> [Data shown]
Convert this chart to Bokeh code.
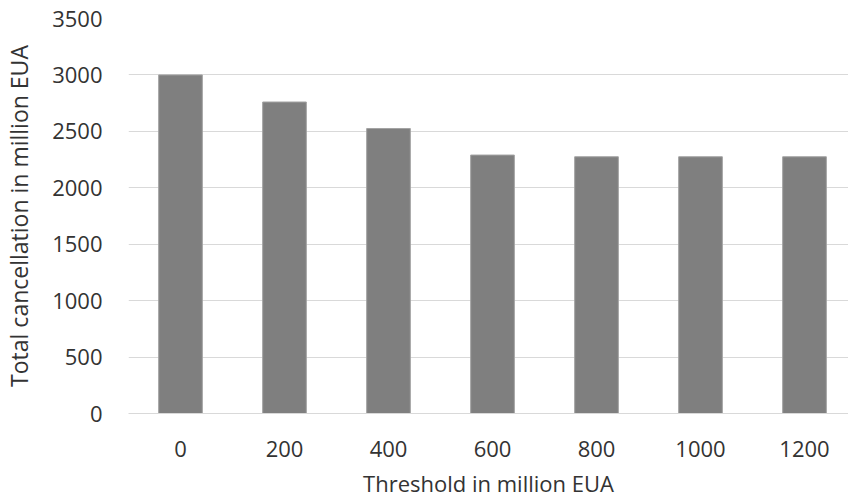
from bokeh.plotting import figure
from bokeh.models import Range1d, FixedTicker, ColumnDataSource
from bokeh.embed import file_html
from bokeh.resources import INLINE

categories = ["0", "200", "400", "600", "800", "1000", "1200"]
cancellation = [3000, 2760, 2525, 2290, 2275, 2275, 2275]
y_ticks = [0, 500, 1000, 1500, 2000, 2500, 3000, 3500]

xs = list(range(len(categories)))
src = ColumnDataSource(dict(x=xs, top=cancellation))

FONT = "Open Sans"
TXT = "#333333"

p = figure(frame_width=720, frame_height=395, output_backend="svg",
           toolbar_location=None, x_range=Range1d(-0.5, 6.423),
           y_range=Range1d(0, 3500))
p.min_border_left = 128
p.min_border_top = 18
p.min_border_right = 0
p.min_border_bottom = 88
p.outline_line_color = None
p.background_fill_color = "white"

p.vbar(x="x", top="top", bottom=0, width=0.42, source=src,
       fill_color="#7f7f7f", line_color="#a3a3a3", line_width=1)

p.xaxis.ticker = FixedTicker(ticks=xs)
p.xaxis.major_label_overrides = {i: c for i, c in enumerate(categories)}
p.yaxis.ticker = FixedTicker(ticks=y_ticks)
p.xgrid.grid_line_color = None
p.ygrid.grid_line_color = "#d9d9d9"
p.ygrid.grid_line_width = 1

for ax in (p.xaxis[0], p.yaxis[0]):
    ax.major_tick_line_color = None
    ax.minor_tick_line_color = None
    ax.major_tick_out = 0
    ax.major_tick_in = 0
    ax.major_label_text_font = FONT
    ax.major_label_text_font_size = "22px"
    ax.major_label_text_color = TXT
    ax.axis_label_text_font = FONT
    ax.axis_label_text_font_size = "23px"
    ax.axis_label_text_font_style = "normal"
    ax.axis_label_text_color = TXT

p.xaxis.axis_label_text_font_size = "22px"
p.xaxis.axis_line_color = "#d9d9d9"
p.yaxis.axis_line_color = None
p.xaxis.axis_label = "Threshold in million EUA"
p.yaxis.axis_label = "Total cancellation in million EUA"
p.xaxis.major_label_standoff = 27
p.yaxis.major_label_standoff = 26
p.xaxis.axis_label_standoff = 8
p.yaxis.axis_label_standoff = 14

open("out.html", "w").write(file_html(p, INLINE))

> [What you will do] Repeat only the lines between the start of the data and the line with "p.ygrid.grid_line_width = 1", including those two lines, and skip the pictures.

> [Exercise result]
Convert this chart to Bokeh code.
from bokeh.plotting import figure
from bokeh.models import Range1d, FixedTicker, ColumnDataSource
from bokeh.embed import file_html
from bokeh.resources import INLINE

categories = ["0", "200", "400", "600", "800", "1000", "1200"]
cancellation = [3000, 2760, 2525, 2290, 2275, 2275, 2275]
y_ticks = [0, 500, 1000, 1500, 2000, 2500, 3000, 3500]

xs = list(range(len(categories)))
src = ColumnDataSource(dict(x=xs, top=cancellation))

FONT = "Open Sans"
TXT = "#333333"

p = figure(frame_width=720, frame_height=395, output_backend="svg",
           toolbar_location=None, x_range=Range1d(-0.5, 6.423),
           y_range=Range1d(0, 3500))
p.min_border_left = 128
p.min_border_top = 18
p.min_border_right = 0
p.min_border_bottom = 88
p.outline_line_color = None
p.background_fill_color = "white"

p.vbar(x="x", top="top", bottom=0, width=0.42, source=src,
       fill_color="#7f7f7f", line_color="#a3a3a3", line_width=1)

p.xaxis.ticker = FixedTicker(ticks=xs)
p.xaxis.major_label_overrides = {i: c for i, c in enumerate(categories)}
p.yaxis.ticker = FixedTicker(ticks=y_ticks)
p.xgrid.grid_line_color = None
p.ygrid.grid_line_color = "#d9d9d9"
p.ygrid.grid_line_width = 1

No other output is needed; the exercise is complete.